Exactly the lines from the line with "What matplotlib code" to the line with "ax.tick_params(axis='y', pad=6)" should be extracted, both included, with no other lines.
-- start Data records --
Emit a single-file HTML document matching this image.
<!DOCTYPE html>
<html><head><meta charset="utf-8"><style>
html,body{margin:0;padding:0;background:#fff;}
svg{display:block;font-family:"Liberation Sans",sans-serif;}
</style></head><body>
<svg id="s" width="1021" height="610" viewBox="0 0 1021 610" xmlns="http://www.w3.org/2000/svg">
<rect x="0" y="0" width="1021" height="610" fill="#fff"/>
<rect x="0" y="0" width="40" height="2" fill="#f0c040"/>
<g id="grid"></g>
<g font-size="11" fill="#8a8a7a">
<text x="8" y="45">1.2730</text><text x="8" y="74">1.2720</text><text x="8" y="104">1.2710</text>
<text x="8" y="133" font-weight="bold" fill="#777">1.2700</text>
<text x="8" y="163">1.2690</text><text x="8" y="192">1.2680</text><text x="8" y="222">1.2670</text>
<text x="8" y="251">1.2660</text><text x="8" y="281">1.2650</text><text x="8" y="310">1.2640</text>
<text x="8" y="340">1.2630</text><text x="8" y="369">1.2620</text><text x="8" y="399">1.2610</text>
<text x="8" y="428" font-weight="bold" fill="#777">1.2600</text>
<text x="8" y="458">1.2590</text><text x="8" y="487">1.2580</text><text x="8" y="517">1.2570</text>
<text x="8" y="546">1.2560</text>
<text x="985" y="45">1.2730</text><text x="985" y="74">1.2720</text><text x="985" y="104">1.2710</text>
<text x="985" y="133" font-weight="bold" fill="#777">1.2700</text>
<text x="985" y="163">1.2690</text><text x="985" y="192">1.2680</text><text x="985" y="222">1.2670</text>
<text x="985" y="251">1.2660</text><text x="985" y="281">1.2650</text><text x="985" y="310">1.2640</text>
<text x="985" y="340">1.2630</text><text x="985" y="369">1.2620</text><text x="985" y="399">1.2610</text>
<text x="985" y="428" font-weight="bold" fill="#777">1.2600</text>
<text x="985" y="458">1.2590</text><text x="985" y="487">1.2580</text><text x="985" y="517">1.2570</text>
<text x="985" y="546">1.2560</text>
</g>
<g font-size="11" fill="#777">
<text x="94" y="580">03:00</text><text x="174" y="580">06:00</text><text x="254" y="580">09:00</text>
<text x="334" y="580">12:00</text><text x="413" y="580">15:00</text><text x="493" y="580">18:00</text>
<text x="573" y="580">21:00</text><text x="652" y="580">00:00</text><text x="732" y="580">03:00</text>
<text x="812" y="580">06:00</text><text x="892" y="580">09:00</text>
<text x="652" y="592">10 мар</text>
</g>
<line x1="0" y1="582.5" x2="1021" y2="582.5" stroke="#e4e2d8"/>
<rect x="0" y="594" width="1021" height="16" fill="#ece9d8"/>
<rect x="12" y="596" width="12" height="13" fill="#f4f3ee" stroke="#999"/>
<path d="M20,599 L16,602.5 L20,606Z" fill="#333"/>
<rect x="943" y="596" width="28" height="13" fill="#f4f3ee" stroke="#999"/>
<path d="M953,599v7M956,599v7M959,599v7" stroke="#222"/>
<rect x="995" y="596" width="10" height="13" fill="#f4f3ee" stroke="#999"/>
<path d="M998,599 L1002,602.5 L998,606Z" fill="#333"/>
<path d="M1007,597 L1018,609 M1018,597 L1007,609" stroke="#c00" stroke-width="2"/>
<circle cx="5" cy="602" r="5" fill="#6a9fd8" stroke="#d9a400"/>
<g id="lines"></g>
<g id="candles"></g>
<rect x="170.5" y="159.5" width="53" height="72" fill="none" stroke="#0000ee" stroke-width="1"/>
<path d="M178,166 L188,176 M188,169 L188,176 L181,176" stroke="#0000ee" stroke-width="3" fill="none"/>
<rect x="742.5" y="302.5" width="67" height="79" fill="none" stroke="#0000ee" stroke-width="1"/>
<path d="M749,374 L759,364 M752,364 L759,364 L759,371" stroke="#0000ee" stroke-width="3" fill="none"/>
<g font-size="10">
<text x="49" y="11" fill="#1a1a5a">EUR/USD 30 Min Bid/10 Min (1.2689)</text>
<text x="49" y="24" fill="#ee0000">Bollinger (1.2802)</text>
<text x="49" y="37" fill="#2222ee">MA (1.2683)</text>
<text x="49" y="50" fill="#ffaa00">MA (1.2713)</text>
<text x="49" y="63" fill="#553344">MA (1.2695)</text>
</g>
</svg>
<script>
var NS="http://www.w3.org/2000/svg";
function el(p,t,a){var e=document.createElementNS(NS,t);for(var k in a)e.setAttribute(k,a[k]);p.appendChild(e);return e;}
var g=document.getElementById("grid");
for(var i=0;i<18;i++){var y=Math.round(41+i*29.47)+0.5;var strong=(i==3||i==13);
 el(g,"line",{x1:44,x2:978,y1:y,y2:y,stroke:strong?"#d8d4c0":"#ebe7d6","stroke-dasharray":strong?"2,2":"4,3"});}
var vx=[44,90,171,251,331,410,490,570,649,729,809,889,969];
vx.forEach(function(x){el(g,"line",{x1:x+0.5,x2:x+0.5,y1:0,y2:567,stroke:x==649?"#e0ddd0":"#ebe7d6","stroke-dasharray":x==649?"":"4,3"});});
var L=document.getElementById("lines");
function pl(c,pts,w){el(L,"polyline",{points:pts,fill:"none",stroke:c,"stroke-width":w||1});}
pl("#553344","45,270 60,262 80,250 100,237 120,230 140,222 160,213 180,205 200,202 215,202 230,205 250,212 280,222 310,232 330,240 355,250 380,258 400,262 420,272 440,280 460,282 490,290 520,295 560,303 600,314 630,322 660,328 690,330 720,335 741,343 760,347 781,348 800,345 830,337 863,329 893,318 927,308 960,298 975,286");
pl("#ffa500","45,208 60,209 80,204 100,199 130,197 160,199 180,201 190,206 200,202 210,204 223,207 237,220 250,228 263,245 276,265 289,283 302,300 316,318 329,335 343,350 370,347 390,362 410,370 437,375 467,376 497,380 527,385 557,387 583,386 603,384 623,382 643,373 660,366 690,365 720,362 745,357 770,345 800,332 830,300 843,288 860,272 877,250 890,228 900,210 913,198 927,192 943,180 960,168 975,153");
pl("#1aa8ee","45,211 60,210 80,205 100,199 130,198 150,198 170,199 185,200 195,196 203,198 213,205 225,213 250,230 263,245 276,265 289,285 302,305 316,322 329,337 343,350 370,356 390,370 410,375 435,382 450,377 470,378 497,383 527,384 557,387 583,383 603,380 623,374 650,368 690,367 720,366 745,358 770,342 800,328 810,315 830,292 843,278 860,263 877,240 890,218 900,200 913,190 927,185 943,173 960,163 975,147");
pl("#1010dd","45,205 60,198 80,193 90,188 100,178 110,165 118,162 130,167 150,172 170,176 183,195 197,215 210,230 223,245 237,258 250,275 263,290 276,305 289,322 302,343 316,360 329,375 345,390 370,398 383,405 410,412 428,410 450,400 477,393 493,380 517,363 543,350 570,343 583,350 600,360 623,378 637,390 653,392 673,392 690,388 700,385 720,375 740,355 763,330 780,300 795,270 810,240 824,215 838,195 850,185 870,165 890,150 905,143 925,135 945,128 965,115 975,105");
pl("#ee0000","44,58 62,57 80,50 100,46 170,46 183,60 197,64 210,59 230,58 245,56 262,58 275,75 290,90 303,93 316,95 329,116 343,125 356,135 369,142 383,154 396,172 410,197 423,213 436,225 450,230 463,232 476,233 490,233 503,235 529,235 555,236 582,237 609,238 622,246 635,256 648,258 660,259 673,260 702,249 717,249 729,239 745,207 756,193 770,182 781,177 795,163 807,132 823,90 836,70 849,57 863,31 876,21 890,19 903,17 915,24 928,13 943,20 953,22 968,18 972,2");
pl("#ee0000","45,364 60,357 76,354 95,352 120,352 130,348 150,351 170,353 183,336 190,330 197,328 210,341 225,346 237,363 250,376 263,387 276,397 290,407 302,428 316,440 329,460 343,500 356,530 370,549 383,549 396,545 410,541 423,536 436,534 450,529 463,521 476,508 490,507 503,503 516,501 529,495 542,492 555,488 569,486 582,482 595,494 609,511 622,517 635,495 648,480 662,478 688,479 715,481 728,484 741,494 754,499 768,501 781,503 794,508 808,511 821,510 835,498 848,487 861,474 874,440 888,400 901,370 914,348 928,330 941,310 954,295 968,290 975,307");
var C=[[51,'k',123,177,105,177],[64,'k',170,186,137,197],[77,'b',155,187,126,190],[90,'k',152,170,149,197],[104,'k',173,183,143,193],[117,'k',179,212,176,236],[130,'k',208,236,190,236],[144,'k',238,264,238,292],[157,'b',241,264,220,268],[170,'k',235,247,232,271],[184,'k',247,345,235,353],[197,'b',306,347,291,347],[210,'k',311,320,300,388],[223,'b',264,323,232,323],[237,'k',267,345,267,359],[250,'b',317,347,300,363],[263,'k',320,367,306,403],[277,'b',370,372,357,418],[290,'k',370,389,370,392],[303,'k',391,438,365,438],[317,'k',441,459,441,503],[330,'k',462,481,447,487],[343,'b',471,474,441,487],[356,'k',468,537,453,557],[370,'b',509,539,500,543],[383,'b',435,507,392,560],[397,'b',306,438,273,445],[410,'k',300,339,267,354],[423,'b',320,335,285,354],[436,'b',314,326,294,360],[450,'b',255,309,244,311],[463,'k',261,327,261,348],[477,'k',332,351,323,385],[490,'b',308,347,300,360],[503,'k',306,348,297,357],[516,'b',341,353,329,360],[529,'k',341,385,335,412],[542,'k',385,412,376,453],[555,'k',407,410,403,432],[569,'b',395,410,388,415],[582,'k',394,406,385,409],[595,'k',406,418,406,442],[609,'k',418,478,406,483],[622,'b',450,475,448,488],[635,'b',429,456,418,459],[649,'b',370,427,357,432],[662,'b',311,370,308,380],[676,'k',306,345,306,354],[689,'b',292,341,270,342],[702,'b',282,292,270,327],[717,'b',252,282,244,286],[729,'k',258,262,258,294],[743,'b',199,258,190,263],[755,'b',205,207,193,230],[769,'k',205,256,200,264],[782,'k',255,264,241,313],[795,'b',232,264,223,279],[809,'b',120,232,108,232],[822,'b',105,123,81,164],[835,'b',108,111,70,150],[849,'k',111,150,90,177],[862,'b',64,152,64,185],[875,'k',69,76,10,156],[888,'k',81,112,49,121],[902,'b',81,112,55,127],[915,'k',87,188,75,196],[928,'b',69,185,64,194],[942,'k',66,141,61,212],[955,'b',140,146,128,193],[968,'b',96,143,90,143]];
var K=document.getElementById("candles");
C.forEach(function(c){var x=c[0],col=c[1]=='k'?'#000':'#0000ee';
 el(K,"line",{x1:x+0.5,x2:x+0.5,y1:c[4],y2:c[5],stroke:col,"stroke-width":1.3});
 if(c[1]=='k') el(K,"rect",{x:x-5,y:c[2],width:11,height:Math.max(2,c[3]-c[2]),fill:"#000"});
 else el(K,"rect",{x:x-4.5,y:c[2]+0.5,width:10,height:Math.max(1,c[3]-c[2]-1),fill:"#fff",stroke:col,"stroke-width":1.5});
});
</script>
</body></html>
-- end Data records --
-- start Data records --
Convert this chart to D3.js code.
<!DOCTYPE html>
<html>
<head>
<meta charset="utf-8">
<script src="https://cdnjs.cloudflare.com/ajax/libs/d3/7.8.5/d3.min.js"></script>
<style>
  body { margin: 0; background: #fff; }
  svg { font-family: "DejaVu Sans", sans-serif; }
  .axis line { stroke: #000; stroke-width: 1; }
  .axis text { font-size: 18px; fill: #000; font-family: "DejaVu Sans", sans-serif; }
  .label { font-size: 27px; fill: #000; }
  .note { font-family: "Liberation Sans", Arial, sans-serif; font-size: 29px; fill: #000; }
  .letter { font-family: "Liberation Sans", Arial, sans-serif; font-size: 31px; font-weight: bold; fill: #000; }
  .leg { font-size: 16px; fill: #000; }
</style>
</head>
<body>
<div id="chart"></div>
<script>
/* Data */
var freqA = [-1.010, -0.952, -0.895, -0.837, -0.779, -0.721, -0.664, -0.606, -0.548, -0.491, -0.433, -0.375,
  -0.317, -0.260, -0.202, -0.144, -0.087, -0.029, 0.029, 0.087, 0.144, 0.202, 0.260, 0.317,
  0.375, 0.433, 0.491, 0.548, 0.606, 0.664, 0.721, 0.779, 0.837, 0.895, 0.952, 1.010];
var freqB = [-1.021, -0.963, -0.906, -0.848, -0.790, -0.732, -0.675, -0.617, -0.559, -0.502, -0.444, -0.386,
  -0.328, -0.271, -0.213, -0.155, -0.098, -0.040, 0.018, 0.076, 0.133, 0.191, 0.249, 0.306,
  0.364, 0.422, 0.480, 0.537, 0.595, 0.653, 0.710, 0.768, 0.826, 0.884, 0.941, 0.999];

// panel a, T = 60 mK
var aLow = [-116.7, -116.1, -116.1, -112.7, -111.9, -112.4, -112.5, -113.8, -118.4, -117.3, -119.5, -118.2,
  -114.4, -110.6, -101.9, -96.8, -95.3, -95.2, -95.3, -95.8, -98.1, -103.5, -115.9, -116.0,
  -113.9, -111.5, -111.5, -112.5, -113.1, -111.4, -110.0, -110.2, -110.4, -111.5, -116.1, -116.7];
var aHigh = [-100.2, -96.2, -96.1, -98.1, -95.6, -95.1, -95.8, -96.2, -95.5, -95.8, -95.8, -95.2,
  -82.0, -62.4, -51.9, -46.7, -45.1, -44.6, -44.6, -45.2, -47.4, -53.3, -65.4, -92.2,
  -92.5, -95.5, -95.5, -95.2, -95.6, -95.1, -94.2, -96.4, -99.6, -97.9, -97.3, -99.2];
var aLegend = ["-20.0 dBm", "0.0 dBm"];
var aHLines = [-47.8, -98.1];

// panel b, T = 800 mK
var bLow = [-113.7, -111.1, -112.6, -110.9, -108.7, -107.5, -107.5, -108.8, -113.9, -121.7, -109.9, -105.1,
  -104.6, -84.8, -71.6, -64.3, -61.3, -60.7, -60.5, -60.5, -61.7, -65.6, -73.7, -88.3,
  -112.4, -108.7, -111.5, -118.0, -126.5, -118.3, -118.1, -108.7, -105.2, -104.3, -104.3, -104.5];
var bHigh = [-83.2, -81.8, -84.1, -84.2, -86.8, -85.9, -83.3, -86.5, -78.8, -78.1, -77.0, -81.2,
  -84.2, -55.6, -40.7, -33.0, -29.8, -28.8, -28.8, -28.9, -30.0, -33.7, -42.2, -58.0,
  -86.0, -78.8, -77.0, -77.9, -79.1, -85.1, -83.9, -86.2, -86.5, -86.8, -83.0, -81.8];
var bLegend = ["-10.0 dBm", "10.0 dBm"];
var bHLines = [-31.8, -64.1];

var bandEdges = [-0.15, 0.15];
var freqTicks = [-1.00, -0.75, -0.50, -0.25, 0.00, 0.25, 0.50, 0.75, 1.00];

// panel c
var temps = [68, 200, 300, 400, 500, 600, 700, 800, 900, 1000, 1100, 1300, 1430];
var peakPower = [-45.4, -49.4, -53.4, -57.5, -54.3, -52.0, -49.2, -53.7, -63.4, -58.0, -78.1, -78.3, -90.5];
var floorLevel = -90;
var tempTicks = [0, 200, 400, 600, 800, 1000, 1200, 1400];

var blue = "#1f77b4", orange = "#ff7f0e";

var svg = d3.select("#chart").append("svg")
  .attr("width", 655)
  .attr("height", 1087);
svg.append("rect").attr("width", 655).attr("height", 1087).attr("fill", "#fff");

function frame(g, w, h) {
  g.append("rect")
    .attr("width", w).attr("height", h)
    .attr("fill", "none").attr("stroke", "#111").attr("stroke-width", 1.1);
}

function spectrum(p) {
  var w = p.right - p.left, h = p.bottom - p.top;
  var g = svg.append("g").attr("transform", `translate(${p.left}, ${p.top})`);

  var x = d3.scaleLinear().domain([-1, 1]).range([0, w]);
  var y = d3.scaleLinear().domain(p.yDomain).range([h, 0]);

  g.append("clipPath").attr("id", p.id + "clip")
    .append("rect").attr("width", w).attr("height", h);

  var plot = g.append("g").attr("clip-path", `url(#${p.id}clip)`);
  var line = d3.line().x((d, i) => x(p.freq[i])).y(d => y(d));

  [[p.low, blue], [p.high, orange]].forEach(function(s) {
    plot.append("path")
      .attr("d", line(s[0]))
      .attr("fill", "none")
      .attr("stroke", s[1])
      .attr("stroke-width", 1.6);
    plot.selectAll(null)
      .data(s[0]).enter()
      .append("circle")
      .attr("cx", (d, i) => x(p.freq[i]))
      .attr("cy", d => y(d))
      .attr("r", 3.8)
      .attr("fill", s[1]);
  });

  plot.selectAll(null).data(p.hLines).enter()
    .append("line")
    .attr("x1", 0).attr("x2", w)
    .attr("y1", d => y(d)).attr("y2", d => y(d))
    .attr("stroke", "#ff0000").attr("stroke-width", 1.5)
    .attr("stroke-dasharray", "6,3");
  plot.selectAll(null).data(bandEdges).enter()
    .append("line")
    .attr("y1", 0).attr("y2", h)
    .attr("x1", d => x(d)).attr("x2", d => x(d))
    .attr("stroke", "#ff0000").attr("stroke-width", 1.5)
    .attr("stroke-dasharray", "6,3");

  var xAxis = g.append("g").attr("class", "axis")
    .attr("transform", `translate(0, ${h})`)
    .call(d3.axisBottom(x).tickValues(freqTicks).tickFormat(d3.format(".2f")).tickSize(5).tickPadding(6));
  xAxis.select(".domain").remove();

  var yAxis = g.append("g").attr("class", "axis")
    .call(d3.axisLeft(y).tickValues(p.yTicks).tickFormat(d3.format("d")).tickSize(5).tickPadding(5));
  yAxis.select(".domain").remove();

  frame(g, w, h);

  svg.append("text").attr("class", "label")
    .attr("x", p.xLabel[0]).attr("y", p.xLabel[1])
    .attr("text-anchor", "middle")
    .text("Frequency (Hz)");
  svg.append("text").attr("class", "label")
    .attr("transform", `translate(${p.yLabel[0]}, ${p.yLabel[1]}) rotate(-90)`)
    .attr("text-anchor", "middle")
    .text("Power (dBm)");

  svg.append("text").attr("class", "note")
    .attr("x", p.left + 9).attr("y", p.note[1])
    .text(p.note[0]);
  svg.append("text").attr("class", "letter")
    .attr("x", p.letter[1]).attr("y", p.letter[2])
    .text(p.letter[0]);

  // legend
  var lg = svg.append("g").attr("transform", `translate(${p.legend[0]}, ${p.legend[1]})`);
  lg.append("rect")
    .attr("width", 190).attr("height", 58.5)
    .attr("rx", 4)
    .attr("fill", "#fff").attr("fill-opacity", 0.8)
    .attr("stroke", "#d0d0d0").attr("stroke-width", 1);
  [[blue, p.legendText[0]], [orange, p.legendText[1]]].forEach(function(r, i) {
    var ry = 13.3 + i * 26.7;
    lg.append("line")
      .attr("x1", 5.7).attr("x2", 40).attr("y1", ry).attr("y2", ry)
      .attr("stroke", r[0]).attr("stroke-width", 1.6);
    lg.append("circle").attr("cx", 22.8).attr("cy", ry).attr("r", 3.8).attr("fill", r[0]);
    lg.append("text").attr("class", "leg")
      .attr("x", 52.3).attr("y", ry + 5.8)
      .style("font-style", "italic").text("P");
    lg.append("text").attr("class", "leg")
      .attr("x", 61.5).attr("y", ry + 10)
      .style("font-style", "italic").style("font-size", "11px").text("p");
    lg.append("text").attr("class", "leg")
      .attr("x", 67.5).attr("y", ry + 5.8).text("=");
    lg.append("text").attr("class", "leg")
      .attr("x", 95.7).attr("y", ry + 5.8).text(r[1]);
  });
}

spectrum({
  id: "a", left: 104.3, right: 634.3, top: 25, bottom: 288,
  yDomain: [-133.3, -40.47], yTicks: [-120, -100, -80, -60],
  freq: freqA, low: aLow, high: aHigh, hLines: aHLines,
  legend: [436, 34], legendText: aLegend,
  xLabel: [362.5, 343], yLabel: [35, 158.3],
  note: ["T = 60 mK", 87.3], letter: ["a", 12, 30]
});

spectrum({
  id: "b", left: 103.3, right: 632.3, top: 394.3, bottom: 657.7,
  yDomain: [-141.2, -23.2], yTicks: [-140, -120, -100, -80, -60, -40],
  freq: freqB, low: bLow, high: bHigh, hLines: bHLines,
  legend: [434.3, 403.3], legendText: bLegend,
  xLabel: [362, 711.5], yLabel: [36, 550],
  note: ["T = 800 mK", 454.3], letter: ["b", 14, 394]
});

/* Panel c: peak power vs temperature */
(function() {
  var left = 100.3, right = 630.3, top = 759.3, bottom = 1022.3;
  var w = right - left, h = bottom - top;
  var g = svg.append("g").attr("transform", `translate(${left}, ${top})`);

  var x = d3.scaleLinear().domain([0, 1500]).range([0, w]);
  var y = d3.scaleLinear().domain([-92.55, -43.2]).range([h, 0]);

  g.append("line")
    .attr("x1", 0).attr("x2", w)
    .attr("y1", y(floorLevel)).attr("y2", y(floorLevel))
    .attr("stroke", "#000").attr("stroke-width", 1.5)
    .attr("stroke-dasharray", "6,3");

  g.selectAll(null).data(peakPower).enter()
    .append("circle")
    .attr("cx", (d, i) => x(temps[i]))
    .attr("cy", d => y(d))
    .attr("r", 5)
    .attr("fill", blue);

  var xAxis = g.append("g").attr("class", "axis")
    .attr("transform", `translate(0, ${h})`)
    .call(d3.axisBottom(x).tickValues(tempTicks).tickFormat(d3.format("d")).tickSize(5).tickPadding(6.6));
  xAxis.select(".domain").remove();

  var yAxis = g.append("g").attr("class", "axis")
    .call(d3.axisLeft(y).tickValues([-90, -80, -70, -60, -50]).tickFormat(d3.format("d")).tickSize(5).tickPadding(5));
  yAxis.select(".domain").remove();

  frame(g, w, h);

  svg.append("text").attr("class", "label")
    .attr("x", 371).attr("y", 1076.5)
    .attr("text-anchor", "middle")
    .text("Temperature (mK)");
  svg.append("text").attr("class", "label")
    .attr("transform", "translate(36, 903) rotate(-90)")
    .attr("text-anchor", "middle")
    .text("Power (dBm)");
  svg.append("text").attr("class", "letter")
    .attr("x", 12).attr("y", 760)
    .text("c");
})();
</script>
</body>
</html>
-- end Data records --
-- start Data records --
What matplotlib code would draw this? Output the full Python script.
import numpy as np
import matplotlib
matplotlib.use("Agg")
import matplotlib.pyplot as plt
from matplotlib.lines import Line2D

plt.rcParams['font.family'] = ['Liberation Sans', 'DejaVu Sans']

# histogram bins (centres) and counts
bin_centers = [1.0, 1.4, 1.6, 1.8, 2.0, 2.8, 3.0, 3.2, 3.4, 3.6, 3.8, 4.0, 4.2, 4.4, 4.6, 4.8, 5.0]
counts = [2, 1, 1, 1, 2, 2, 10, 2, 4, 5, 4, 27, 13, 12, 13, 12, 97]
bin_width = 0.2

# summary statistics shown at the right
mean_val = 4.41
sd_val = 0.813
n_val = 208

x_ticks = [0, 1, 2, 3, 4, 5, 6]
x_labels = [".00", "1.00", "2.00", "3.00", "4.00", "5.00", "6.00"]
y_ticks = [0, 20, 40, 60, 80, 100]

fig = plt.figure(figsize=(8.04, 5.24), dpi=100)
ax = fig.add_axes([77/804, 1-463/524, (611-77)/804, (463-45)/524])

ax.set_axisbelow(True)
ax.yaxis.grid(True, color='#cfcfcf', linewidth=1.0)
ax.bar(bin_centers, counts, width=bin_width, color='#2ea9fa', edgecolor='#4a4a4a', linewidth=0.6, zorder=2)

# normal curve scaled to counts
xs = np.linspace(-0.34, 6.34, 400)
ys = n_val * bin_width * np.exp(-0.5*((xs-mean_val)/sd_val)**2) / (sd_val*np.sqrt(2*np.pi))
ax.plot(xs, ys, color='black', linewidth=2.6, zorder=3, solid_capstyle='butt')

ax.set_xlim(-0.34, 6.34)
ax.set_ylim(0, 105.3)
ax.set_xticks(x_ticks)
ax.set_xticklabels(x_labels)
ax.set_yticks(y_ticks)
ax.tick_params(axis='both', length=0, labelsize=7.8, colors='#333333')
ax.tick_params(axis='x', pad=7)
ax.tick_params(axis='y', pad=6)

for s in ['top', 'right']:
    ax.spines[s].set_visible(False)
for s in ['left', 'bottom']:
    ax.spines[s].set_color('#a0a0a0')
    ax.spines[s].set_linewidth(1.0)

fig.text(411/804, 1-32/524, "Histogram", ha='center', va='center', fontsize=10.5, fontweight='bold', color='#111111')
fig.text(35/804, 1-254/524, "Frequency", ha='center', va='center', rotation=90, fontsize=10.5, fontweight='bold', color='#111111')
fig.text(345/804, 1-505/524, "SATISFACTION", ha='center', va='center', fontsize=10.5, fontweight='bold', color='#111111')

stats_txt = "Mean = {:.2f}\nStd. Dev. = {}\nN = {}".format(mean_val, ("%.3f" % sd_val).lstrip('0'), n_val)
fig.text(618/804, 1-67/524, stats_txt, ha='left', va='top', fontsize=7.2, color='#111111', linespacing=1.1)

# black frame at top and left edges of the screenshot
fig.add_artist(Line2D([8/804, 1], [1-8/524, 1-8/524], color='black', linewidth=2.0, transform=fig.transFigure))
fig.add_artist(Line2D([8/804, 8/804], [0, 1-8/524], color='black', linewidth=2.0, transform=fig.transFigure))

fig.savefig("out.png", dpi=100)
-- end Data records --
## Complete response
What matplotlib code would draw this? Output the full Python script.
import numpy as np
import matplotlib
matplotlib.use("Agg")
import matplotlib.pyplot as plt
from matplotlib.lines import Line2D

plt.rcParams['font.family'] = ['Liberation Sans', 'DejaVu Sans']

# histogram bins (centres) and counts
bin_centers = [1.0, 1.4, 1.6, 1.8, 2.0, 2.8, 3.0, 3.2, 3.4, 3.6, 3.8, 4.0, 4.2, 4.4, 4.6, 4.8, 5.0]
counts = [2, 1, 1, 1, 2, 2, 10, 2, 4, 5, 4, 27, 13, 12, 13, 12, 97]
bin_width = 0.2

# summary statistics shown at the right
mean_val = 4.41
sd_val = 0.813
n_val = 208

x_ticks = [0, 1, 2, 3, 4, 5, 6]
x_labels = [".00", "1.00", "2.00", "3.00", "4.00", "5.00", "6.00"]
y_ticks = [0, 20, 40, 60, 80, 100]

fig = plt.figure(figsize=(8.04, 5.24), dpi=100)
ax = fig.add_axes([77/804, 1-463/524, (611-77)/804, (463-45)/524])

ax.set_axisbelow(True)
ax.yaxis.grid(True, color='#cfcfcf', linewidth=1.0)
ax.bar(bin_centers, counts, width=bin_width, color='#2ea9fa', edgecolor='#4a4a4a', linewidth=0.6, zorder=2)

# normal curve scaled to counts
xs = np.linspace(-0.34, 6.34, 400)
ys = n_val * bin_width * np.exp(-0.5*((xs-mean_val)/sd_val)**2) / (sd_val*np.sqrt(2*np.pi))
ax.plot(xs, ys, color='black', linewidth=2.6, zorder=3, solid_capstyle='butt')

ax.set_xlim(-0.34, 6.34)
ax.set_ylim(0, 105.3)
ax.set_xticks(x_ticks)
ax.set_xticklabels(x_labels)
ax.set_yticks(y_ticks)
ax.tick_params(axis='both', length=0, labelsize=7.8, colors='#333333')
ax.tick_params(axis='x', pad=7)
ax.tick_params(axis='y', pad=6)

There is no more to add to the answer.